TO DO — Lines with "Output the Python" and "annotation_clip=False)" mark the range, both included. Reproduce exactly that stretch, without pictures.

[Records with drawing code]
--------------------------------
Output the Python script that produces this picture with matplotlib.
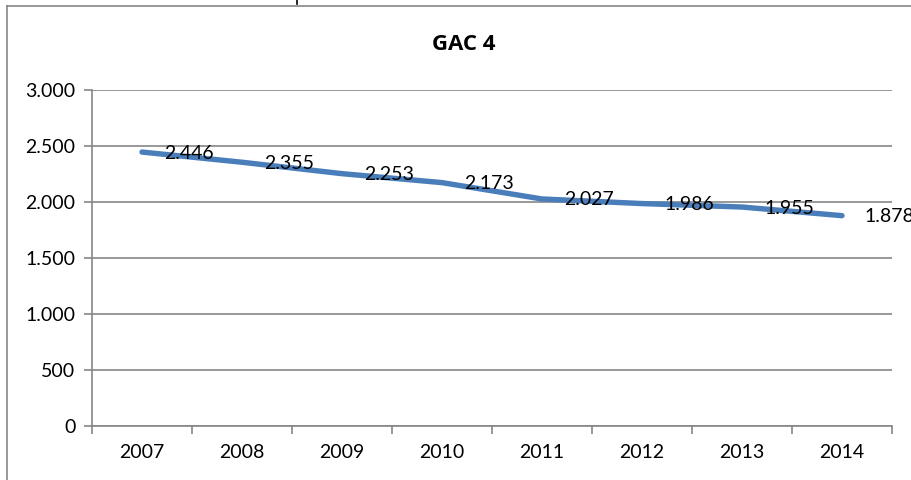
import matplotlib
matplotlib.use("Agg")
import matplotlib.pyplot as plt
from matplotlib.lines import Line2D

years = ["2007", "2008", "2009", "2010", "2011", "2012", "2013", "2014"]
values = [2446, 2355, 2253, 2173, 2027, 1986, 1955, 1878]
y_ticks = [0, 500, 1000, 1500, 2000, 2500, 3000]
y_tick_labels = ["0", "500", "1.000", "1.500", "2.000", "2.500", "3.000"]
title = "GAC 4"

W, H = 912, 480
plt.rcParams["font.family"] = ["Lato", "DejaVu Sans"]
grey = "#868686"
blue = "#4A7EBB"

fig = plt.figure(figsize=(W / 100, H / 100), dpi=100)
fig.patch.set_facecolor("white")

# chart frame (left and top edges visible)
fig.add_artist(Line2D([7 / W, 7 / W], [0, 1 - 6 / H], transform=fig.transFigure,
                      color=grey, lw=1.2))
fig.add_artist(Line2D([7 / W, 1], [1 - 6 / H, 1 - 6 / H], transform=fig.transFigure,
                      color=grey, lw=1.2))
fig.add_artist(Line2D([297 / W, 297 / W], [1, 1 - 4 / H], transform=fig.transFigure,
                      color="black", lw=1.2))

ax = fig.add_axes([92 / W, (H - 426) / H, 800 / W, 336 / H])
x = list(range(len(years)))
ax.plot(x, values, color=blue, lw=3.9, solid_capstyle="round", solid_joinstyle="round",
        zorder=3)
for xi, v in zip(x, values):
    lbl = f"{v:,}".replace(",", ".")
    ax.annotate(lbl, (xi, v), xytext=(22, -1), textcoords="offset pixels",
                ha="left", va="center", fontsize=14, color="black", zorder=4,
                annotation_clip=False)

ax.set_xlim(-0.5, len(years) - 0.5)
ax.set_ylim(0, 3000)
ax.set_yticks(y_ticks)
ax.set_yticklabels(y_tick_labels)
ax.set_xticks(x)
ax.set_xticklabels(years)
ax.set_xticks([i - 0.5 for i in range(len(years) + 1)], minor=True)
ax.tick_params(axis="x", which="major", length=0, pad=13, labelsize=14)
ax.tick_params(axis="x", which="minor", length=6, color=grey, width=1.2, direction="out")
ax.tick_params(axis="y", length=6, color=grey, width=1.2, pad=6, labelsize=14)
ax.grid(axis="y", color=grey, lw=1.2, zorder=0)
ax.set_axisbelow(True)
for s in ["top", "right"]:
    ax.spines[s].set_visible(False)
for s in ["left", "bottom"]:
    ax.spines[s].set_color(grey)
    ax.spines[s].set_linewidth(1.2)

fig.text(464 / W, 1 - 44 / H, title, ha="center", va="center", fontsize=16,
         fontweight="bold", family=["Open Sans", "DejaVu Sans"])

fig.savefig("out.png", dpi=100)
--------------------------------
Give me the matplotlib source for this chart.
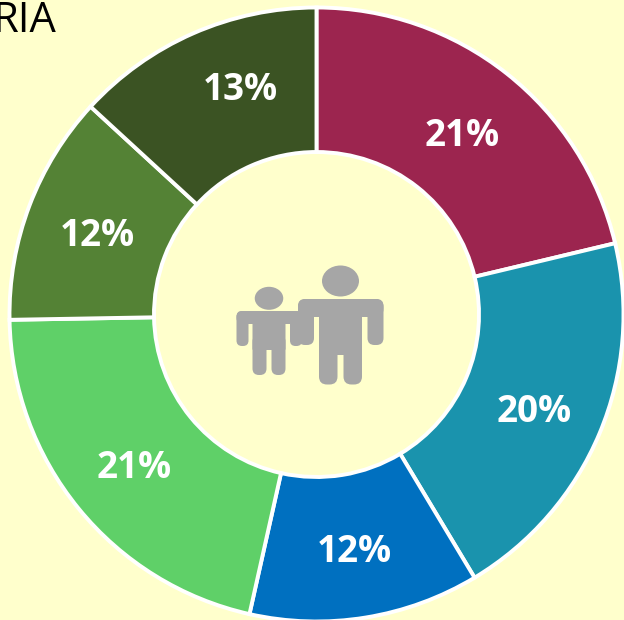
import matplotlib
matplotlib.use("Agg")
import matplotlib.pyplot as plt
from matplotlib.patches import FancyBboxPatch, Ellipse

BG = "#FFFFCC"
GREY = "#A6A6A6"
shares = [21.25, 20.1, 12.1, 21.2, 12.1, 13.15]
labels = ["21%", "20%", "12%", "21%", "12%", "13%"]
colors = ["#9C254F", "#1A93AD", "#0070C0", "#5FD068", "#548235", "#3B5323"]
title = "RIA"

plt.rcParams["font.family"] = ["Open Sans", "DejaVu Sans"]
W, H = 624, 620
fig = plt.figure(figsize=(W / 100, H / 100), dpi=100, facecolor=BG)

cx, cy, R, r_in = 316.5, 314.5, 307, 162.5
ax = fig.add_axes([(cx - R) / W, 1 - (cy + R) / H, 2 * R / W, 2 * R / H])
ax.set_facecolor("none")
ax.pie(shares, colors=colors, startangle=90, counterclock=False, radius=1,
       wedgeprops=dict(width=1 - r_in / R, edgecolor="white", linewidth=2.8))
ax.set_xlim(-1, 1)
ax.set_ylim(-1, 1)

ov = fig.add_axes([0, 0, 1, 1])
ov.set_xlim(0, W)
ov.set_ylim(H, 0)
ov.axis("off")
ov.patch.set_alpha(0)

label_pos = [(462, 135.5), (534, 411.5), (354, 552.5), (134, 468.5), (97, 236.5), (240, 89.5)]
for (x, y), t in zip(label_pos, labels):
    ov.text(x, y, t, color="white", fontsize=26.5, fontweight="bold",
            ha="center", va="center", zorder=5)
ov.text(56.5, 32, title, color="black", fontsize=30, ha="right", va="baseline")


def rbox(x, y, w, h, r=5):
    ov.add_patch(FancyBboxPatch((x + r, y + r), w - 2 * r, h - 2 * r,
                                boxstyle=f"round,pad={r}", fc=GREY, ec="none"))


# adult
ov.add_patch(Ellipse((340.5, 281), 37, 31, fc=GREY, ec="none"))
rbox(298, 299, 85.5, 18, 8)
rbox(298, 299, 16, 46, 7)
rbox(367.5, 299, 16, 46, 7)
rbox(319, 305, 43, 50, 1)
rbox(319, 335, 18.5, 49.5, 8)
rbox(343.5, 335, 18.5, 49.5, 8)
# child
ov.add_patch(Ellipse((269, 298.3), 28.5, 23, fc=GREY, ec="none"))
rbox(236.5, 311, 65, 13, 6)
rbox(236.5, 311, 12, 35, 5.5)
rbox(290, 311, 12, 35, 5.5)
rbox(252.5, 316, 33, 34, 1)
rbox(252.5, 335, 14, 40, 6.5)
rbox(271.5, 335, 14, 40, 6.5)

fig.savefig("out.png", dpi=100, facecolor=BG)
--------------------------------
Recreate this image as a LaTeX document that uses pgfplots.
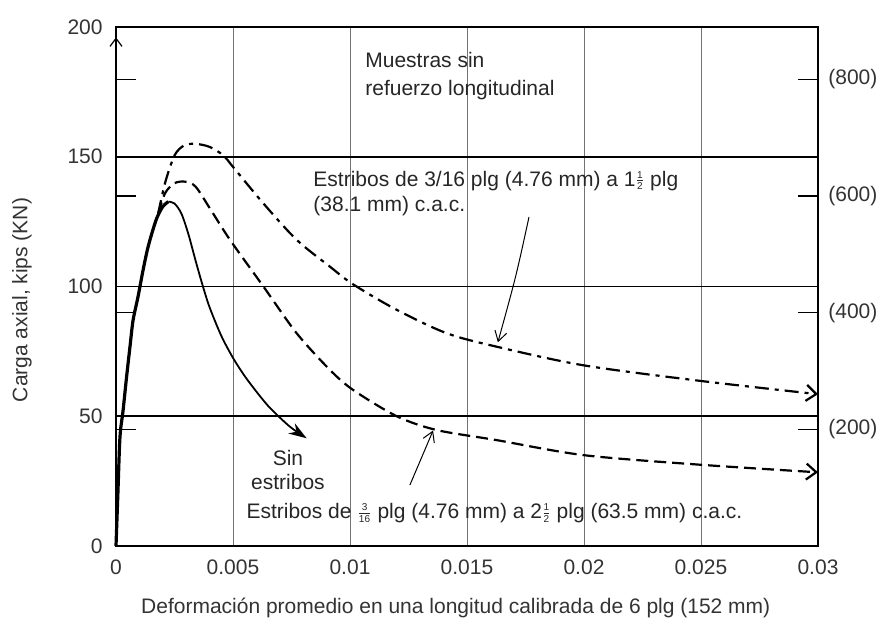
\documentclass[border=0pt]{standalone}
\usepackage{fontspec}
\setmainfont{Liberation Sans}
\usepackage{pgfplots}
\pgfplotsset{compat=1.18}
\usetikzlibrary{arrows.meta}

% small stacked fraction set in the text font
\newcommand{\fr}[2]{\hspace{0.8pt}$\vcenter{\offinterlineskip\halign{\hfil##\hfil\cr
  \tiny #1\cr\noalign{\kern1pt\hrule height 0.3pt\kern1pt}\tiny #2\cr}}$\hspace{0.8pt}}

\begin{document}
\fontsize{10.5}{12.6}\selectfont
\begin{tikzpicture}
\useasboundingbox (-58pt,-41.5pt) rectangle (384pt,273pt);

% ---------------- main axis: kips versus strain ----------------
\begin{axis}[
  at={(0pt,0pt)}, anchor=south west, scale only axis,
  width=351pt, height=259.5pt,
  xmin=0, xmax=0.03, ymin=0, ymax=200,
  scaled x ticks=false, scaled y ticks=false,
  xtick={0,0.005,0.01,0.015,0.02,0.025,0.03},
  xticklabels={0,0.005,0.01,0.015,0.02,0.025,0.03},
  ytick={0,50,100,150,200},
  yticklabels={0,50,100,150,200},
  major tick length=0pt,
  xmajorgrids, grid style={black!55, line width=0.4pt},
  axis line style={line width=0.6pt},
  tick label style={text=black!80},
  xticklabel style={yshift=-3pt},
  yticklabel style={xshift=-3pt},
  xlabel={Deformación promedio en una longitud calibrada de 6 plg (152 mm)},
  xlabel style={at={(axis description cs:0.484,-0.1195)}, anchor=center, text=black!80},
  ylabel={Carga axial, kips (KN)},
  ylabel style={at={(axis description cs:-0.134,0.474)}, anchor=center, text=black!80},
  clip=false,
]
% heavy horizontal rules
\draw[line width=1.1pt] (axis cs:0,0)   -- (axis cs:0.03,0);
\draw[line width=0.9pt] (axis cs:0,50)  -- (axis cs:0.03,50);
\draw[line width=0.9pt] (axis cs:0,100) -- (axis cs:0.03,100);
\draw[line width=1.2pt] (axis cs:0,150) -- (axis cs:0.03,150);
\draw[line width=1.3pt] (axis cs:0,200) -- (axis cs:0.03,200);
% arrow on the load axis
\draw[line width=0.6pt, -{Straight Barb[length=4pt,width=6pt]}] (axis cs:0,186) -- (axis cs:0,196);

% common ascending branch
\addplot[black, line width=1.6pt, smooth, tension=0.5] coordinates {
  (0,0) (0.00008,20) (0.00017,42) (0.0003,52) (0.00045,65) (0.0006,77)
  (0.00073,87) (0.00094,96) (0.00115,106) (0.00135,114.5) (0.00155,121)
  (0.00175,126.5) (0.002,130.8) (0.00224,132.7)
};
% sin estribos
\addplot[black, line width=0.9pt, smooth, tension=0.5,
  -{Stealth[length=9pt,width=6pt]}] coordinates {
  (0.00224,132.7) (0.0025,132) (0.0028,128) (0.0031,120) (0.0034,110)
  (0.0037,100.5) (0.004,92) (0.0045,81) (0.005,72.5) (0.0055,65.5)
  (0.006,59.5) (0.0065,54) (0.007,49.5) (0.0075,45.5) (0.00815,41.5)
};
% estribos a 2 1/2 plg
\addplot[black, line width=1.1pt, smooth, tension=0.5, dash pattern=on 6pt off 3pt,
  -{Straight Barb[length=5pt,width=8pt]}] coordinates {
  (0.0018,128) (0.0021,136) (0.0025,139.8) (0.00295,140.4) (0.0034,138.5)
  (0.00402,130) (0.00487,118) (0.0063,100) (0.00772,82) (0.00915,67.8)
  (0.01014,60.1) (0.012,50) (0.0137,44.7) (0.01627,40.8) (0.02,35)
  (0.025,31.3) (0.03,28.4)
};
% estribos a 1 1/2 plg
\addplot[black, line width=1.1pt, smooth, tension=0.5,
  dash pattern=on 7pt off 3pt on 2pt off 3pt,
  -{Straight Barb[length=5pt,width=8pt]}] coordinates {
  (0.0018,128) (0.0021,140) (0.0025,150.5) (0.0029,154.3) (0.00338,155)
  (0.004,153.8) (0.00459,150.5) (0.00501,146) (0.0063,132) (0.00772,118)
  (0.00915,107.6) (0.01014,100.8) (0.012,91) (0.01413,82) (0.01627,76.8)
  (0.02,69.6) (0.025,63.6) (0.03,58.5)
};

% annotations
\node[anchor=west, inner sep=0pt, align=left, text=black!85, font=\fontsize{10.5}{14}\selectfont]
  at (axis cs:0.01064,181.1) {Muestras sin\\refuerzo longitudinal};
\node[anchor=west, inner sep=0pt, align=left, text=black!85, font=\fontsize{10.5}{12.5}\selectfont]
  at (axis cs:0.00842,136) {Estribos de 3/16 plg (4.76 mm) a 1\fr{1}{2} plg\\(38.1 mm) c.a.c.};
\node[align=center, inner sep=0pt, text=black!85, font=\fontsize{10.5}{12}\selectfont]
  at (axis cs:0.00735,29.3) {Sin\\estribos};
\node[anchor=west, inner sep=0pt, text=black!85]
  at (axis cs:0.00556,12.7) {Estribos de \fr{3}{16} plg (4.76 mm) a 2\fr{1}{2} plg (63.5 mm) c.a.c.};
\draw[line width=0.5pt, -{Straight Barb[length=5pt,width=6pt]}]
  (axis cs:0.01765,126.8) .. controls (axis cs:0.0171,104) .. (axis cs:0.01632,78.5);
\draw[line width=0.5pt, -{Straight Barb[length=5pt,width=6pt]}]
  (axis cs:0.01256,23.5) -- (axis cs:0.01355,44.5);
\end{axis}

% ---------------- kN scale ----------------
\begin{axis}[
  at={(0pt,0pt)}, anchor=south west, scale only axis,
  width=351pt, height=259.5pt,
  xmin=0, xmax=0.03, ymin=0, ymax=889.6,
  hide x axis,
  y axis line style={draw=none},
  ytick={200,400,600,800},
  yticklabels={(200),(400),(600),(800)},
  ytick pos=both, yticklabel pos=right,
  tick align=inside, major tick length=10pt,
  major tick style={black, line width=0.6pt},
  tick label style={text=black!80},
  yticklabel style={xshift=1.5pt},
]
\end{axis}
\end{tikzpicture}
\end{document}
--------------------------------
TASK OUTPUT —
Output the Python script that produces this picture with matplotlib.
import matplotlib
matplotlib.use("Agg")
import matplotlib.pyplot as plt
from matplotlib.lines import Line2D

years = ["2007", "2008", "2009", "2010", "2011", "2012", "2013", "2014"]
values = [2446, 2355, 2253, 2173, 2027, 1986, 1955, 1878]
y_ticks = [0, 500, 1000, 1500, 2000, 2500, 3000]
y_tick_labels = ["0", "500", "1.000", "1.500", "2.000", "2.500", "3.000"]
title = "GAC 4"

W, H = 912, 480
plt.rcParams["font.family"] = ["Lato", "DejaVu Sans"]
grey = "#868686"
blue = "#4A7EBB"

fig = plt.figure(figsize=(W / 100, H / 100), dpi=100)
fig.patch.set_facecolor("white")

# chart frame (left and top edges visible)
fig.add_artist(Line2D([7 / W, 7 / W], [0, 1 - 6 / H], transform=fig.transFigure,
                      color=grey, lw=1.2))
fig.add_artist(Line2D([7 / W, 1], [1 - 6 / H, 1 - 6 / H], transform=fig.transFigure,
                      color=grey, lw=1.2))
fig.add_artist(Line2D([297 / W, 297 / W], [1, 1 - 4 / H], transform=fig.transFigure,
                      color="black", lw=1.2))

ax = fig.add_axes([92 / W, (H - 426) / H, 800 / W, 336 / H])
x = list(range(len(years)))
ax.plot(x, values, color=blue, lw=3.9, solid_capstyle="round", solid_joinstyle="round",
        zorder=3)
for xi, v in zip(x, values):
    lbl = f"{v:,}".replace(",", ".")
    ax.annotate(lbl, (xi, v), xytext=(22, -1), textcoords="offset pixels",
                ha="left", va="center", fontsize=14, color="black", zorder=4,
                annotation_clip=False)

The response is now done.